Entries taken from a collection:

┏━━

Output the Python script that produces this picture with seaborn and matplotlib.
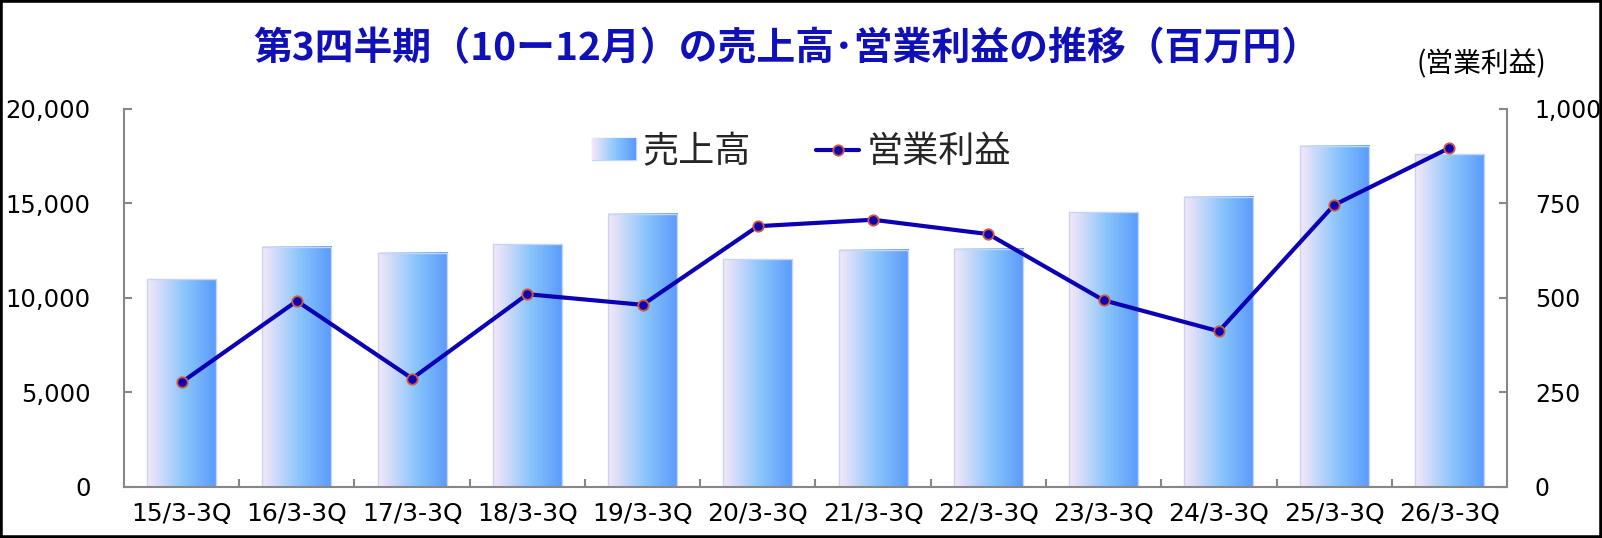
import numpy as np
import pandas as pd
import matplotlib
matplotlib.use('Agg')
import matplotlib.pyplot as plt
import seaborn as sns
from matplotlib.colors import LinearSegmentedColormap
from matplotlib.lines import Line2D
from matplotlib.patches import Patch, Rectangle
from matplotlib.ticker import FuncFormatter, FixedLocator

# data (百万円)
periods = ['15/3-3Q', '16/3-3Q', '17/3-3Q', '18/3-3Q', '19/3-3Q', '20/3-3Q',
           '21/3-3Q', '22/3-3Q', '23/3-3Q', '24/3-3Q', '25/3-3Q', '26/3-3Q']
sales = [11000, 12700, 12400, 12850, 14450, 12050, 12550, 12600, 14550, 15350, 18050, 17600]
op_profit = [277, 492, 287, 510, 482, 690, 707, 669, 494, 412, 746, 897]

title = '第3四半期（10ー12月）の売上高･営業利益の推移（百万円）'
sales_name = '売上高'
profit_name = '営業利益'

df = pd.DataFrame({'period': periods, 'sales': sales, 'profit': op_profit})
df['pos'] = np.arange(len(df))

sns.set_theme(style='white')
plt.rcParams['font.family'] = ['DejaVu Sans', 'Noto Sans CJK JP']
cjk = ['Noto Sans CJK JP', 'DejaVu Sans']
grey = '#878787'

fig = plt.figure(figsize=(16.02, 5.38), dpi=100)
ax = fig.add_axes([0.0774, 0.0948, 0.8633, 0.7026])

sns.barplot(data=df, x='period', y='sales', ax=ax, width=0.6, color='#8cc6fc',
            edgecolor='#c6d6f2', linewidth=1.0)

# horizontal gradient fill for each bar
grad = np.linspace(0, 1, 256).reshape(1, -1)
bar_cmap = LinearSegmentedColormap.from_list(
    'bar', [(0, '#f6e8f8'), (0.55, '#88c4fc'), (1, '#5a9afb')])
for p in ax.patches:
    x, y, w, h = p.get_x(), p.get_y(), p.get_width(), p.get_height()
    ax.imshow(grad, cmap=bar_cmap, aspect='auto', extent=(x, x + w, y, y + h),
              zorder=1.5, interpolation='bilinear')
    p.set_facecolor('none')
    p.set_zorder(2)

ax.set_xlim(-0.5, len(df) - 0.5)
ax.set_ylim(0, 20000)
ax.yaxis.set_major_locator(FixedLocator([0, 5000, 10000, 15000, 20000]))
ax.yaxis.set_major_formatter(FuncFormatter(lambda v, _: f'{v:,.0f}'))
ax.set_xlabel('')
ax.set_ylabel('')

ax2 = ax.twinx()
sns.lineplot(data=df, x='pos', y='profit', ax=ax2, color='#0c00b4', linewidth=3.0,
             marker='o', markersize=7.5, markerfacecolor='#1000b0',
             markeredgecolor='#d35a3c', markeredgewidth=1.3, sort=False)
ax2.set_ylim(0, 1000)
ax2.yaxis.set_major_locator(FixedLocator([0, 250, 500, 750, 1000]))
ax2.yaxis.set_major_formatter(FuncFormatter(lambda v, _: f'{v:,.0f}'))
ax2.set_xlabel('')
ax2.set_ylabel('')
ax2.set_xlim(-0.5, len(df) - 0.5)

for a in (ax, ax2):
    for side in ('left', 'right', 'bottom'):
        a.spines[side].set_color(grey)
        a.spines[side].set_linewidth(1.5)
    a.spines['top'].set_visible(False)
    a.grid(False)
ax.spines['right'].set_visible(False)
ax2.spines['left'].set_visible(False)
ax2.spines['bottom'].set_visible(False)

ax.tick_params(axis='y', which='major', direction='in', length=6, width=1.5,
               color=grey, labelsize=17.5, pad=24, labelcolor='black', left=True)
ax2.tick_params(axis='y', which='major', direction='in', length=6, width=1.5,
                color=grey, labelsize=17, pad=20, labelcolor='black', right=True)
ax.tick_params(axis='x', which='major', length=0, labelsize=18, pad=11, labelcolor='black')
ax.xaxis.set_minor_locator(FixedLocator(np.arange(0.5, len(df) - 1, 1.0)))
ax.tick_params(axis='x', which='minor', direction='in', length=6, width=1.5,
               color=grey, bottom=True)

# legend
handles = [Patch(facecolor='#8cc6fc', edgecolor='#c6d6f2', label=sales_name),
           Line2D([], [], color='#0c00b4', lw=3.0, marker='o', markersize=7.5,
                  markerfacecolor='#1000b0', markeredgecolor='#d35a3c',
                  markeredgewidth=1.3, label=profit_name)]
leg = ax2.legend(handles=handles, loc='center', bbox_to_anchor=(0.49, 0.886), ncol=2,
                 frameon=False, prop={'family': cjk, 'size': 26}, handlelength=1.2,
                 handleheight=0.55, handletextpad=0.2, columnspacing=1.8)

fig.text(0.491, 1 - 49 / 538, title, ha='center', va='center', fontsize=28,
         fontweight='bold', color='#1010b8', family=cjk)
fig.text(1481 / 1602, 1 - 64 / 538, '(営業利益)', ha='center', va='center',
         fontsize=20, color='black', family=cjk)

fig.patches.append(Rectangle((0, 0), 1, 1, transform=fig.transFigure, fill=False,
                             edgecolor='black', linewidth=4, zorder=10))

# gradient on the legend swatch too
fig.canvas.draw()
sw = leg.get_patches()[0]
bb = sw.get_window_extent().transformed(fig.transFigure.inverted())
sw.set_facecolor('none')
sax = fig.add_axes(bb.bounds, zorder=5)
sax.imshow(grad, cmap=bar_cmap, aspect='auto', interpolation='bilinear')
sax.axis('off')

fig.savefig('out.png', dpi=100)
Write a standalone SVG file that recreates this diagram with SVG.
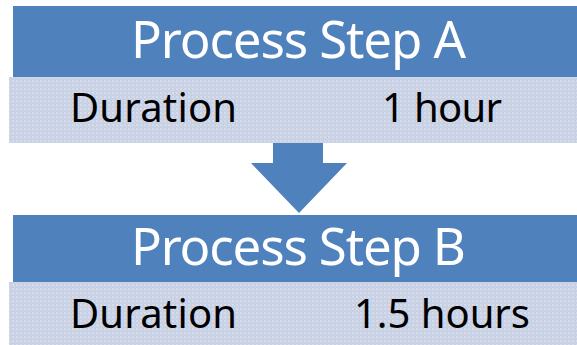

┗━━

Write down every line from the opening of the listing to the line with "from matplotlib.ticker import", both included, and nothing else; the pictures are omitted.

Output the Python script that produces this picture with seaborn and matplotlib.
import numpy as np
import pandas as pd
import matplotlib
matplotlib.use('Agg')
import matplotlib.pyplot as plt
import seaborn as sns
from matplotlib.colors import LinearSegmentedColormap
from matplotlib.lines import Line2D
from matplotlib.patches import Patch, Rectangle
from matplotlib.ticker import FuncFormatter, FixedLocator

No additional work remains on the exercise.